My Life Up Till Now

My mother didn't like me as a child, If I was standing close to her and she dropped something or something happened to her, I was the one who got hit or punnished.

When I wet the bed, I was made to go outside and scrub the rubber mattress protector in all weathers while my friends in the neighbourhood walked past going to school.

When she had friends over and had been drinking, she used to sing " I'm nobodys child" at me until I cried and she laughed, I don't know if she thought maybe she was toughning me up.

I got married to the first man who asked me, and was very lucky as he was lovely and loved me very much.  We had 2 children, but I realised, selfishly, I was not happy with him although we were together for many years until recently.

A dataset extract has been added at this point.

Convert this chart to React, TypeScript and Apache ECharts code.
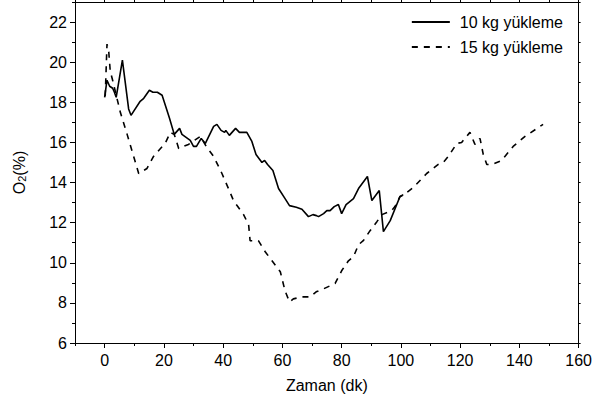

During the time I was married I had bother with one of my children and had to put them out of the house at the age of 17 and quite frankly it was hell and an awful decision to make. My mother, father, brother, sister-in-law and nephew never spoke to me after that, but it didn't matter as nothing else was worst than making that decision. They have also ignored my younger child for the past 6 years and I honestly despise them for that .

I wouldn't want then in my life again anyway, enen though I find myself quite lonely since my husband and I split up last year. My younger child is 18 now and lives with me. I have great difficulty trusting people and tend not to "run after" people, if I don't hear anything from them, I don't bother to contact them. I suppose I don't want rejection.

To the world I try to be upbeat, always laughing and joking and seeming to be out going. No one really knows me, but I would say they would think I'm the always busy, things to do, people to see type of person.  I do like my own company, but feel at the moment my confidence is going a bit.

onlywayisup onlywayisup
51-55
1 Response Feb 25, 2009

I hope you can still love through all of your hurt.